» **Recorded information**:
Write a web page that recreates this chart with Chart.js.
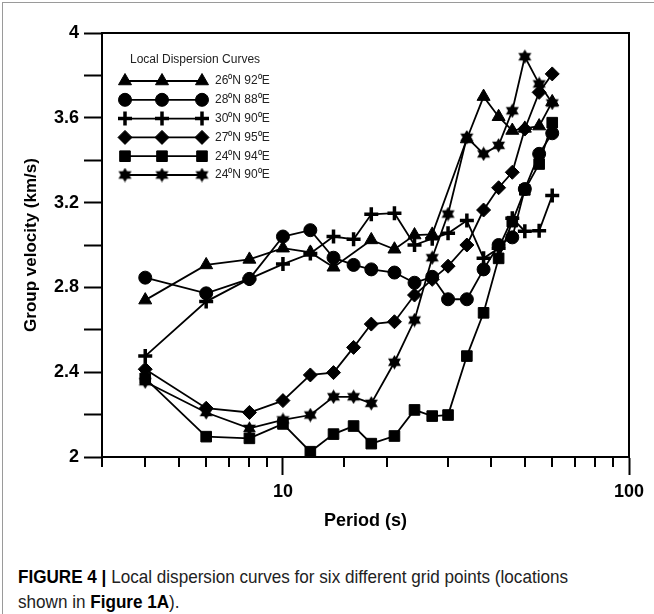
<!DOCTYPE html>
<html>
<head>
<meta charset="utf-8">
<script src="https://cdn.jsdelivr.net/npm/chart.js@4.4.0/dist/chart.umd.min.js"></script>
<style>
  html, body { margin: 0; padding: 0; background: #fff; }
  #wrap { position: relative; width: 654px; height: 614px; overflow: hidden; }
  #frame { position: absolute; left: 2px; top: 2px; width: 660px; height: 620px;
           border-left: 1px solid #9a9a9a; border-top: 1px solid #9a9a9a; }
  #chart { position: absolute; left: 0; top: 0; }
  #caption { position: absolute; left: 18px; top: 564px; font-family: "Liberation Sans Narrow", "Arial Narrow", "Liberation Sans", Arial, sans-serif;
             font-size: 19px; line-height: 25px; color: #222; white-space: nowrap;
             transform: scaleX(0.9); transform-origin: 0 0; }
  #caption b { color: #000; }
</style>
</head>
<body>
<div id="wrap">
  <div id="frame"></div>
  <canvas id="chart" width="654" height="545"></canvas>
  <div id="caption"><b>FIGURE 4 |</b> Local dispersion curves for six different grid points (locations<br>shown in <b>Figure 1A</b>).</div>
</div>
<script>
// periods (s) shared by all curves
const periods = [4, 6, 8, 10, 12, 14, 16, 18, 21, 24, 27, 30, 34, 38, 42, 46, 50, 55, 60];

// group velocity (km/s), null = no marker at that period
const v26N92E = [2.74, 2.906, 2.932, 2.985, 2.965, 2.895, null, 3.024, 2.98, 3.047, 3.05, null, 3.50, 3.70, 3.605, 3.54, 3.55, 3.561, 3.675];
const v28N88E = [2.846, 2.772, 2.84, 3.04, 3.07, 2.94, 2.906, 2.885, 2.87, 2.822, 2.85, 2.744, 2.744, 2.885, 3.0, 3.036, 3.264, 3.43, 3.527];
const v30N90E = [2.476, 2.733, 2.84, 2.91, 2.96, 3.04, 3.027, 3.145, 3.15, 3.0, 3.03, 3.055, 3.115, 2.937, 2.985, 3.126, 3.065, 3.067, 3.233];
const v27N95E = [2.414, 2.23, 2.21, 2.266, 2.387, 2.398, 2.517, 2.627, 2.638, 2.764, 2.838, 2.90, 3.0, 3.165, 3.27, 3.343, 3.547, 3.72, 3.807];
const v24N94E = [2.371, 2.096, 2.088, 2.156, 2.025, 2.108, 2.146, 2.063, 2.099, 2.222, 2.193, 2.198, 2.476, 2.68, 2.937, 3.11, 3.26, 3.382, 3.577];
const v24N90E = [2.355, 2.21, 2.135, 2.175, 2.198, 2.284, 2.284, 2.253, 2.447, 2.646, 2.94, 3.146, 3.508, 3.43, 3.47, 3.633, 3.888, 3.76, 3.67];

const seriesNames = ['26\u2070N 92\u2070E', '28\u2070N 88\u2070E', '30\u2070N 90\u2070E', '27\u2070N 95\u2070E', '24\u2070N 94\u2070E', '24\u2070N 90\u2070E'];
const yLabels = ['2', '2.4', '2.8', '3.2', '3.6', '4'];

// filled six point star, the library's own 'star' is only lines
function makeStar(size) {
    const c = document.createElement('canvas');
    c.width = size; c.height = size;
    const g = c.getContext('2d');
    const r = size / 2, cx = size / 2, cy = size / 2;
    g.fillStyle = '#000';
    for (let k = 0; k < 2; k++) {
        g.beginPath();
        for (let i = 0; i < 3; i++) {
            const a = -Math.PI / 2 + k * Math.PI + i * 2 * Math.PI / 3;
            const px = cx + r * Math.cos(a), py = cy + r * Math.sin(a) * 0.98;
            if (i === 0) g.moveTo(px, py); else g.lineTo(px, py);
        }
        g.closePath();
        g.fill();
    }
    return c;
}
const starImg = makeStar(15);

const styles = [
    { pointStyle: 'triangle', radius: 7.5, borderWidth: 1 },
    { pointStyle: 'circle', radius: 6.5, borderWidth: 1 },
    { pointStyle: 'cross', radius: 7, borderWidth: 3.5 },
    { pointStyle: 'rectRot', radius: 7, borderWidth: 1 },
    { pointStyle: 'rect', radius: 7.5, borderWidth: 1 },
    { pointStyle: starImg, radius: 7.5, borderWidth: 1 }
];
const allValues = [v26N92E, v28N88E, v30N90E, v27N95E, v24N94E, v24N90E];

function toPoints(vals) {
    const pts = [];
    periods.forEach((p, i) => { if (vals[i] !== null) pts.push({ x: p, y: vals[i] }); });
    return pts;
}

const datasets = allValues.map((vals, i) => ({
    label: seriesNames[i],
    data: toPoints(vals),
    borderColor: '#000',
    backgroundColor: '#000',
    borderWidth: 1.8,
    pointStyle: styles[i].pointStyle,
    pointRadius: styles[i].radius,
    pointBorderWidth: styles[i].borderWidth,
    pointBackgroundColor: '#000',
    pointBorderColor: '#000',
    tension: 0
}));

const isMajor = v => v === 10 || v === 100;

const framePlugin = {
    id: 'frameAndLegend',
    afterDraw(chart) {
        const ctx = chart.ctx;
        const a = chart.chartArea;
        const xs = chart.scales.x;
        ctx.save();
        // box round the plot
        ctx.strokeStyle = '#000';
        ctx.lineWidth = 2;
        ctx.strokeRect(a.left, a.top, a.right - a.left, a.bottom - a.top);
        // short minor ticks on the period axis
        xs.ticks.forEach(t => {
            if (isMajor(t.value)) return;
            const px = Math.round(xs.getPixelForValue(t.value));
            ctx.beginPath();
            ctx.moveTo(px, a.bottom);
            ctx.lineTo(px, a.bottom + 10);
            ctx.stroke();
        });

        // legend box in the corner
        ctx.fillStyle = '#222';
        ctx.font = '12px "Liberation Sans", Arial, sans-serif';
        ctx.textBaseline = 'middle';
        ctx.textAlign = 'left';
        ctx.fillText('Local Dispersion Curves', 130, 60);
        const mx = [125, 162, 202];
        chart.data.datasets.forEach((ds, i) => {
            const y = 81 + i * 18.8;
            ctx.strokeStyle = '#000';
            ctx.lineWidth = 1.8;
            ctx.beginPath();
            ctx.moveTo(mx[0], y);
            ctx.lineTo(mx[2], y);
            ctx.stroke();
            mx.forEach(x => {
                ctx.fillStyle = '#000';
                ctx.lineWidth = ds.pointBorderWidth;
                Chart.helpers.drawPoint(ctx, { pointStyle: ds.pointStyle, radius: ds.pointRadius, rotation: 0, borderWidth: ds.pointBorderWidth }, x, y);
            });
            ctx.fillStyle = '#222';
            ctx.fillText(ds.label, 215, y);
        });
        ctx.restore();
    }
};

new Chart(document.getElementById('chart').getContext('2d'), {
    type: 'line',
    data: { datasets: datasets },
    options: {
        responsive: false,
        animation: false,
        maintainAspectRatio: false,
        layout: { padding: { left: 21, top: 33, right: 25, bottom: 13 } },
        plugins: { legend: { display: false }, tooltip: { enabled: false } },
        scales: {
            x: {
                type: 'logarithmic',
                min: 3,
                max: 100,
                afterFit: s => { s.height = 75; },
                border: { display: true, color: '#000', width: 2 },
                grid: {
                    drawOnChartArea: false,
                    tickLength: 18,
                    tickWidth: 2,
                    tickColor: c => (c.tick && isMajor(c.tick.value)) ? '#000' : 'rgba(0,0,0,0)'
                },
                ticks: {
                    autoSkip: false,
                    maxRotation: 0,
                    padding: 6,
                    color: '#000',
                    font: { family: '"Liberation Sans", Arial, sans-serif', size: 18, weight: 'bold' },
                    callback: v => isMajor(v) ? String(v) : ''
                },
                title: {
                    display: true,
                    text: 'Period (s)',
                    color: '#000',
                    padding: { top: 2, bottom: 0 },
                    font: { family: '"Liberation Sans", Arial, sans-serif', size: 18, weight: 'bold' }
                }
            },
            y: {
                min: 2,
                max: 4,
                afterFit: s => { s.width = 81; },
                border: { display: true, color: '#000', width: 2 },
                grid: { drawOnChartArea: false, tickLength: 18, tickWidth: 2, tickColor: '#000' },
                ticks: {
                    stepSize: 0.2,
                    padding: 5,
                    color: '#000',
                    font: { family: '"Liberation Sans", Arial, sans-serif', size: 18, weight: 'bold' },
                    callback: v => {
                        const k = Math.round(v * 10);
                        return k % 4 === 0 ? yLabels[(k - 20) / 4] : '';
                    }
                },
                title: {
                    display: true,
                    text: 'Group velocity (km/s)',
                    color: '#000',
                    padding: { top: 0, bottom: 0 },
                    font: { family: '"Liberation Sans", Arial, sans-serif', size: 17, weight: 'bold' }
                }
            }
        }
    },
    plugins: [framePlugin]
});
</script>
</body>
</html>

» **Instructions to follow**: Copy all lines of the material above where the string "that" occurs.

» **Result of the task**:
Write a web page that recreates this chart with Chart.js.
// group velocity (km/s), null = no marker at that period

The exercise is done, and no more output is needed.